Hands-down, my two “go-to” sites for all things economics are the Center for Economic and Policy Research (headed by Marc Weisbrot and Dean Baker), and the Economic Policy Institute. A great many papers and books are available at both sites, but CEPR in particular has a number of Dean Baker’s books free for the download. Baker, I would emphasize, is one of the few people who identified the housing bubble as such, and he did so as early as 2002 (five years before the bubble imploded.) Baker’s discussions of economic issues are thoroughly data driven which, sad to say, is why his politics are so evidently liberal.

On the flip side of the economic spectrum, the more thoroughly ideological still can be found at places like the Von Mises and Von Hayek institutes. Mises and Hayek were basically the founders of what came to be known as the “Austrian School of Economics”; they are the founding fathers of what we now refer to as “market fundamentalism.” The Mises institute has an enormous library of freely dowloadable books, while central works of Hayeks may be found HERE. I would personally not bother with much beyond these to primary authors. Market fundamentalism has become so indefensible in the face of actual reality (and economic principles – see #’s 2 and 4 above especially) and the total failure of their vicious austerity policies, that its contemporary defenders are looking (to this author) more than a little sad and desperate.

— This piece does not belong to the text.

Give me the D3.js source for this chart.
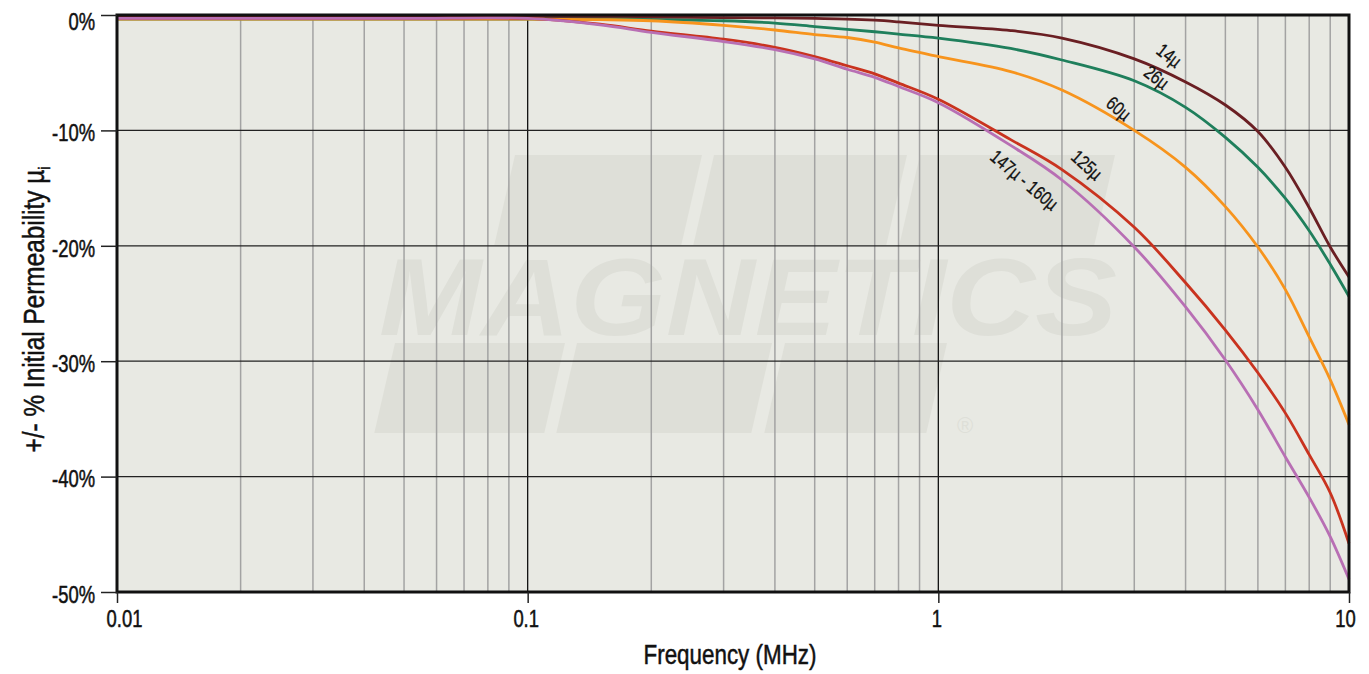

Finally, it is worth familiarizing one’s self with some of the true classics of economic thought. Adam Smith is considered the originator of the theory of market economy with his Wealth of Nations. This is 18th Century Scottish Enlightenment thought, which means the text is quite dense. Nevertheless, it is worth having on hand just to confirm for yourself what Smith actually said about markets, versus what people attribute to him. Thus, bearing in mind that the word “capitalism” did not appear until 1790, 14 years after Smith published Wealth, it is worth seeing how he speaks about the people we now call “capitalists.” In Smith’s book, they are primarily referred to as “merchants and manufactures” Feel free to find any place in the text where he has a kind word for them. In fact, it becomes very evident that, for Smith, it is no more possible to have a free market without regulation than it is possible to have a free society without law. The other person to read is Karl Marx. Everybody “just knows” all about what Marx said without ever bothering to read a word he published. This is a fairly pathetic state of affairs. Marx’s writings are quite extensive, and while everyone knows about Marx’s magnum opus Capital, this is a very lengthy work, and not necessarily as solid a source of insights as one might wish. I would personally recommend the Economic and Philosophical Manuscripts of 1844, work that was lost for almost a 100 years and only re-emerged in the early decades of the 20th Century.

[1] This last is the first law of metaphysics: What is actual is possible.